# [Recorded data]

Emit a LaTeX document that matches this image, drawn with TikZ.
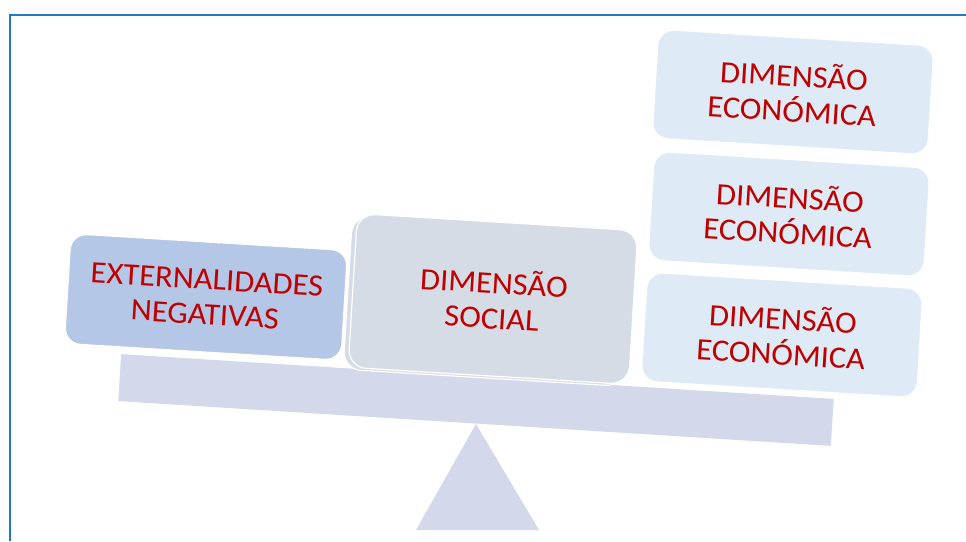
\documentclass[tikz,border=0pt]{standalone}
\usepackage{fontspec}
\setmainfont{Carlito}[FakeStretch=1.05]
\definecolor{frameblue}{RGB}{30,122,200}
\definecolor{beamcol}{RGB}{211,216,234}
\definecolor{extcol}{RGB}{180,199,231}
\definecolor{soccol}{RGB}{214,220,229}
\definecolor{ecocol}{RGB}{222,235,247}
\definecolor{txtred}{RGB}{192,0,0}
\begin{document}
\begin{tikzpicture}[x=1pt,y=1pt,
  box/.style={rectangle, rounded corners=16pt, draw=white, line width=1.2pt,
    rotate=-3.5, align=center, text=txtred, inner sep=0pt,
    font=\fontsize{31}{35}\selectfont},
  extbox/.style={box, fill=extcol, minimum width=277pt, minimum height=110pt},
  socbox/.style={box, fill=soccol, rounded corners=18pt, minimum width=281pt, minimum height=154pt},
  ecobox/.style={box, fill=ecocol, minimum width=276pt, minimum height=109pt},
  beambar/.style={rectangle, fill=beamcol, rotate=-3.6, inner sep=0pt,
    minimum width=714pt, minimum height=47pt},
  framebar/.style={frameblue, line width=2.5pt}]
\useasboundingbox (0,0) rectangle (966,-541);
\fill[white] (0,0) rectangle (966,-541);
\draw[framebar] (10,-541) -- (10,-15) -- (966,-15);

% scale
\node[beambar] (beam) at (476,-400) {};
\fill[beamcol] (476,-424) -- (539,-530) -- (416,-530) -- cycle;

% boxes
\node[extbox] (ext) at (206,-297) {EXTERNALIDADES\\NEGATIVAS};
\node[socbox, draw=white] (socback) at (488,-301) {};
\node[socbox] (soc) at (493,-299) {DIMENSÃO\\SOCIAL};
\node[ecobox] (eco1) at (793,-92) {DIMENSÃO\\ECONÓMICA};
\node[ecobox] (eco2) at (789,-214) {DIMENSÃO\\ECONÓMICA};
\node[ecobox] (eco3) at (782,-335) {DIMENSÃO\\ECONÓMICA};
\end{tikzpicture}
\end{document}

# [Written instruction]
Retype the whole listing exactly and leave the pictures out.

# [Solution for this task]
Emit a LaTeX document that matches this image, drawn with TikZ.
\documentclass[tikz,border=0pt]{standalone}
\usepackage{fontspec}
\setmainfont{Carlito}[FakeStretch=1.05]
\definecolor{frameblue}{RGB}{30,122,200}
\definecolor{beamcol}{RGB}{211,216,234}
\definecolor{extcol}{RGB}{180,199,231}
\definecolor{soccol}{RGB}{214,220,229}
\definecolor{ecocol}{RGB}{222,235,247}
\definecolor{txtred}{RGB}{192,0,0}
\begin{document}
\begin{tikzpicture}[x=1pt,y=1pt,
  box/.style={rectangle, rounded corners=16pt, draw=white, line width=1.2pt,
    rotate=-3.5, align=center, text=txtred, inner sep=0pt,
    font=\fontsize{31}{35}\selectfont},
  extbox/.style={box, fill=extcol, minimum width=277pt, minimum height=110pt},
  socbox/.style={box, fill=soccol, rounded corners=18pt, minimum width=281pt, minimum height=154pt},
  ecobox/.style={box, fill=ecocol, minimum width=276pt, minimum height=109pt},
  beambar/.style={rectangle, fill=beamcol, rotate=-3.6, inner sep=0pt,
    minimum width=714pt, minimum height=47pt},
  framebar/.style={frameblue, line width=2.5pt}]
\useasboundingbox (0,0) rectangle (966,-541);
\fill[white] (0,0) rectangle (966,-541);
\draw[framebar] (10,-541) -- (10,-15) -- (966,-15);

% scale
\node[beambar] (beam) at (476,-400) {};
\fill[beamcol] (476,-424) -- (539,-530) -- (416,-530) -- cycle;

% boxes
\node[extbox] (ext) at (206,-297) {EXTERNALIDADES\\NEGATIVAS};
\node[socbox, draw=white] (socback) at (488,-301) {};
\node[socbox] (soc) at (493,-299) {DIMENSÃO\\SOCIAL};
\node[ecobox] (eco1) at (793,-92) {DIMENSÃO\\ECONÓMICA};
\node[ecobox] (eco2) at (789,-214) {DIMENSÃO\\ECONÓMICA};
\node[ecobox] (eco3) at (782,-335) {DIMENSÃO\\ECONÓMICA};
\end{tikzpicture}
\end{document}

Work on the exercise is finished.